Risks You Should Know About
Like any financial product, P2P lending isn’t risk-free — for borrowers or lenders. It’s not backed by the government. And there’s no bank to absorb the loss if something goes wrong. That adds freedom, but also danger.
Borrowers face legal consequences
Just because the lender is a person doesn’t mean the rules are soft. If you miss payments or default, the platform can send your case to collections or sue for repayment — just like any loan. The difference is that some platforms may be less forgiving than banks when it comes to hardship extensions.
Lenders can lose everything
Lending money always comes with risk. If a borrower defaults, there’s no guarantee of getting your money back. Most platforms offer risk ratings and data tools to help lenders diversify, but losses still happen. And since loans aren’t insured, a default hits your pocket directly.
The regulatory gray zone
P2P lending operates in a newer, evolving space. Regulations differ country by country — and sometimes, platform by platform. This lack of uniform protection can leave users vulnerable if a platform collapses or changes its terms. As the market grows, expect governments to step in with stricter rules.

What the Future Might Look Like
P2P lending is still maturing. Some early platforms failed or pivoted. Others merged with traditional financial institutions. But the core idea — that credit can be decentralized — is here to stay.
Hybrid models are emerging
Some platforms now mix individual and institutional funding. You might be borrowing from a group of people and a hedge fund at the same time — without knowing it.
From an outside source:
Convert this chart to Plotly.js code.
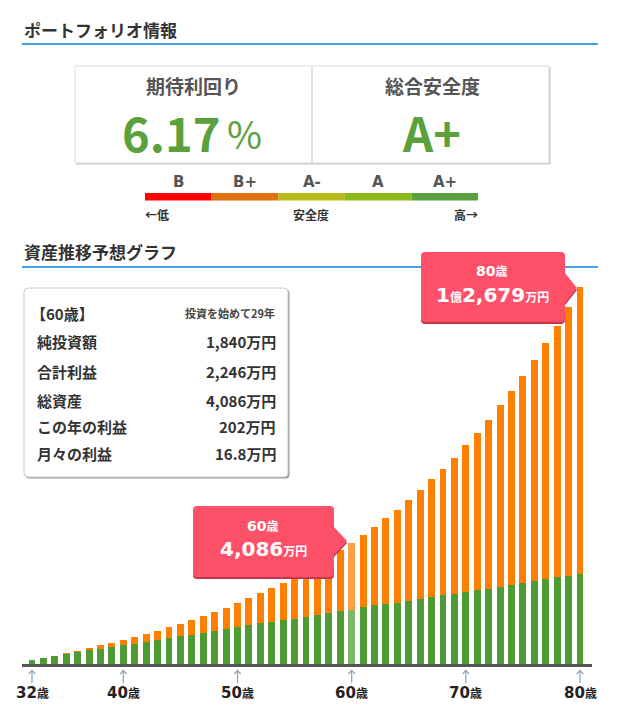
<!DOCTYPE html>
<html><head><meta charset="utf-8">
<script src="https://cdn.plot.ly/plotly-3.0.1.min.js"></script>
<style>html,body{margin:0;padding:0;background:#fff;}#chart{width:620px;height:724px;}</style>
</head><body><div id="chart"></div>
<script>
// ---- data ----
const ages = [32,33,34,35,36,37,38,39,40,41,42,43,44,45,46,47,48,49,50,51,52,53,54,55,56,57,58,59,60,61,62,63,64,65,66,67,68,69,70,71,72,73,74,75,76,77,78,79,80];
const invested = [174,230,297,364,431,487,521,588,660,711,779,846,913,969,1000,1065,1130,1193,1260,1328,1395,1455,1515,1555,1607,1670,1741,1798,1840,1933,2000,2040,2091,2158,2212,2279,2336,2393,2460,2504,2561,2615,2696,2749,2806,2874,2941,2985,3042];
const profit = [0,2,3,23,23,68,146,135,163,236,257,291,347,416,510,570,640,729,831,912,1013,1139,1235,1380,1528,1685,1854,2050,2246,2419,2645,2884,3125,3371,3676,3956,4235,4571,4917,5287,5680,6097,6496,6948,7438,7942,8446,9041,9637];
const tickAges = [32,40,50,60,70,80];
const highlightAge = 60;

const expectedReturn = '6.17';
const safetyGrade = 'A+';
const gradeLabels = ['B','B+','A-','A','A+'];
const gradeColors = ['#ff0000','#e0720e','#b8b818','#8cb81c','#5aa03e'];

const infoHeader = '【60歳】';
const infoSub = '投資を始めて29年';
const infoLabels = ['純投資額','合計利益','総資産','この年の利益','月々の利益'];
const infoValues = ['1,840','2,246','4,086','202','16.8'];

// ---- layout helpers ----
const W = 620, H = 724;
const plotL = 22, plotR = 592, plotB = 665, plotT = 250;
const JP = '"Noto Sans CJK JP", "Noto Sans", sans-serif';
const DV = '"DejaVu Sans", "Noto Sans CJK JP", sans-serif';
const GREEN_TXT = '#5aa03c';
const BLUE = '#4a9fe3';
const pxPerYear = 548/48;

const greenCol = ages.map(a => a === highlightAge ? '#7fb866' : '#4e9a33');
const orangeCol = ages.map(a => a === highlightAge ? '#ffa044' : '#ff8000');

const traces = [
  {type:'bar', x:ages, y:invested, width:0.6, marker:{color:greenCol, line:{width:0}}, hoverinfo:'skip', xaxis:'x', yaxis:'y'},
  {type:'bar', x:ages, y:profit, width:0.6, marker:{color:orangeCol, line:{width:0}}, hoverinfo:'skip', xaxis:'x', yaxis:'y'},
  {type:'scatter', x:[0], y:[0], mode:'markers', marker:{opacity:0}, hoverinfo:'skip', xaxis:'x2', yaxis:'y2'}
];

const px2 = {xref:'x2', yref:'y2'};
const shapes = [];
const ann = [];
function rect(x0,y0,x1,y1,fill,line,lw,layer){shapes.push(Object.assign({type:'rect',x0,y0,x1,y1,fillcolor:fill,line:{color:line||fill,width:lw||0},layer:layer||'above'},px2));}
function line(x0,y0,x1,y1,color,w,layer){shapes.push(Object.assign({type:'line',x0,y0,x1,y1,line:{color,width:w},layer:layer||'above'},px2));}
function rrect(x0,y0,x1,y1,r){return `M ${x0+r},${y0} L ${x1-r},${y0} Q ${x1},${y0} ${x1},${y0+r} L ${x1},${y1-r} Q ${x1},${y1} ${x1-r},${y1} L ${x0+r},${y1} Q ${x0},${y1} ${x0},${y1-r} L ${x0},${y0+r} Q ${x0},${y0} ${x0+r},${y0} Z`;}
function callout(x0,y0,x1,y1,tx,ty,hb,r){return `M ${x0+r},${y0} L ${x1-r},${y0} Q ${x1},${y0} ${x1},${y0+r} L ${x1},${ty-hb} L ${tx},${ty} L ${x1},${ty+hb} L ${x1},${y1-r} Q ${x1},${y1} ${x1-r},${y1} L ${x0+r},${y1} Q ${x0},${y1} ${x0},${y1-r} L ${x0},${y0+r} Q ${x0},${y0} ${x0+r},${y0} Z`;}
function path(p,fill,lc,lw){shapes.push(Object.assign({type:'path',path:p,fillcolor:fill,line:{color:lc||fill,width:lw||0},layer:'above'},px2));}
function text(t,x,y,size,color,xanchor,family){ann.push(Object.assign({text:t,x,y,xanchor:xanchor||'center',yanchor:'middle',showarrow:false,borderpad:0,font:{family:family||JP,size,color}},px2));}

// Section 1 header
text('<b>ポートフォリオ情報</b>', 23, 29, 17, '#333', 'left');
line(22,44,598,44,BLUE,2);

// boxes
rect(76.5,67.5,550.5,164.5,'#c4c4c4');
rect(75,66,549,163,'#ffffff','#dddddd',1);
line(312,66,312,163,'#d6d6d6',1.5);
text('<b>期待利回り</b>', 193, 85.5, 19, '#555');
text('<b>'+expectedReturn+'</b>', 221, 131, 47, GREEN_TXT, 'right');
text('%', 226, 132.5, 38, GREEN_TXT, 'left');
text('<b>総合安全度</b>', 432, 85.5, 19, '#555');
text('<b>'+safetyGrade+'</b>', 431, 131, 47, GREEN_TXT);

// grade bar
const gx0 = 145, gw = (478-145)/gradeLabels.length;
gradeLabels.forEach((g,i)=>{
  rect(gx0+i*gw,193,gx0+(i+1)*gw,200.5,gradeColors[i]);
  text('<b>'+g+'</b>', gx0+(i+0.5)*gw, 181.5, 15, '#555', 'center', DV);
});
text('<b>←低</b>', 144, 214, 12, '#333', 'left');
text('<b>安全度</b>', 311, 214, 12, '#333');
text('<b>高→</b>', 479, 214, 12, '#333', 'right');

// Section 2 header
text('<b>資産推移予想グラフ</b>', 23, 251, 17, '#333', 'left');
line(22,267,598,267,BLUE,2);

// info box
path(rrect(25.5,289.5,289.5,478.5,4),'#9a9a9a');
path(rrect(24,288,288,477,4),'#ffffff','#cccccc',1);
text('<b>'+infoHeader+'</b>', 30, 313, 15, '#333', 'left');
text('<b>'+infoSub+'</b>', 276, 313, 11, '#444', 'right');
const rowY = [341.5, 371.5, 400, 426.5, 453];
infoLabels.forEach((l,i)=>{
  text('<b>'+l+'</b>', 36, rowY[i], 15, '#333', 'left');
  text('<b>'+infoValues[i]+'万円</b>', 277, rowY[i], 15, '#333', 'right');
});

// axis baseline
line(plotL,665.5,plotR,665.5,'#555',3);

// x tick arrows and labels
const ARROW = '#86a3bd';
const hw = 3.2 / pxPerYear;
tickAges.forEach(a=>{
  shapes.push({type:'line', xref:'x', yref:'y2', x0:a, x1:a, y0:670.5, y1:683, line:{color:ARROW, width:1.2}, layer:'above'});
  shapes.push({type:'path', xref:'x', yref:'y2', path:`M ${a-hw},674 L ${a},670.3 L ${a+hw},674`, line:{color:ARROW, width:1.2}, layer:'above'});
  ann.push({text:'<b>'+a+'<span style="font-size:12px">歳</span></b>', x:a, xref:'x', y:693, yref:'y2', xanchor:'center', yanchor:'middle', showarrow:false, borderpad:0, font:{family:DV,size:15,color:'#222'}});
});

// callouts
const CALL = '#ff506a', CALLSH = '#c8344e';
path(callout(193,508,334,579,347,543,14,4),CALLSH);
path(callout(193,506,334,577,347,541,14,4),CALL);
text('<b>60<span style="font-size:12px">歳</span></b>', 263, 525.5, 14, '#fff', 'center', DV);
text('<b>4,086<span style="font-size:12px">万円</span></b>', 263, 549, 20, '#fff', 'center', DV);

path(callout(421,254,565,324,577,290,15,4),CALLSH);
path(callout(421,252,565,322,577,288,15,4),CALL);
text('<b>80<span style="font-size:12px">歳</span></b>', 492, 270.5, 14, '#fff', 'center', DV);
text('<b>1<span style="font-size:12px">億</span>2,679<span style="font-size:12px">万円</span></b>', 492, 295, 20, '#fff', 'center', DV);

const ymax = 415 * (12679 / 377.7);
const layout = {
  width:W, height:H, margin:{l:0,r:0,t:0,b:0},
  paper_bgcolor:'#ffffff', plot_bgcolor:'rgba(0,0,0,0)',
  showlegend:false, barmode:'stack', bargap:0,
  xaxis:{domain:[plotL/W, plotR/W], range:[32-(32-plotL)/pxPerYear, 80+(plotR-580)/pxPerYear], visible:false, fixedrange:true, anchor:'y'},
  yaxis:{domain:[(H-plotB)/H, (H-plotT)/H], range:[0, ymax], visible:false, fixedrange:true, anchor:'x'},
  xaxis2:{domain:[0,1], range:[0,W], visible:false, fixedrange:true, anchor:'y2'},
  yaxis2:{domain:[0,1], range:[H,0], visible:false, fixedrange:true, anchor:'x2'},
  shapes, annotations:ann
};
Plotly.newPlot('chart', traces, layout, {staticPlot:true, displayModeBar:false});
</script></body></html>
Others partner with banks for underwriting while maintaining the P2P experience. The line between old finance and new is blurring.
Integration with other fintech
P2P lending is also being integrated into broader financial ecosystems. Think buy-now-pay-later services, mobile banking apps, and even crypto platforms. As these services grow more connected, borrowing will feel more seamless — and possibly more tempting. That raises questions about responsible lending and consumer protection.
The Human Side of P2P Lending
One of the reasons P2P lending resonates is its emotional appeal. Lenders feel like they’re helping real people. Borrowers feel seen and understood in ways traditional banks don’t always offer. That human element is powerful — but it can also cloud judgment.
Empathy vs. due diligence
Lending based on emotion rather than risk data can backfire. While stories may be compelling, they don’t guarantee repayment. Platforms try to balance emotion and logic by offering tools, ratings, and borrower profiles. But the final decision is still yours — and so is the responsibility.
Conclusion
P2P lending is reshaping how people think about credit. It removes traditional barriers, speeds up the process, and gives both borrowers and lenders more control. But it also shifts the burden of risk onto individuals. No more hiding behind institutional walls. In the new credit marketplace, you’re not just a customer — you’re a participant. And with that comes freedom, opportunity, and responsibility.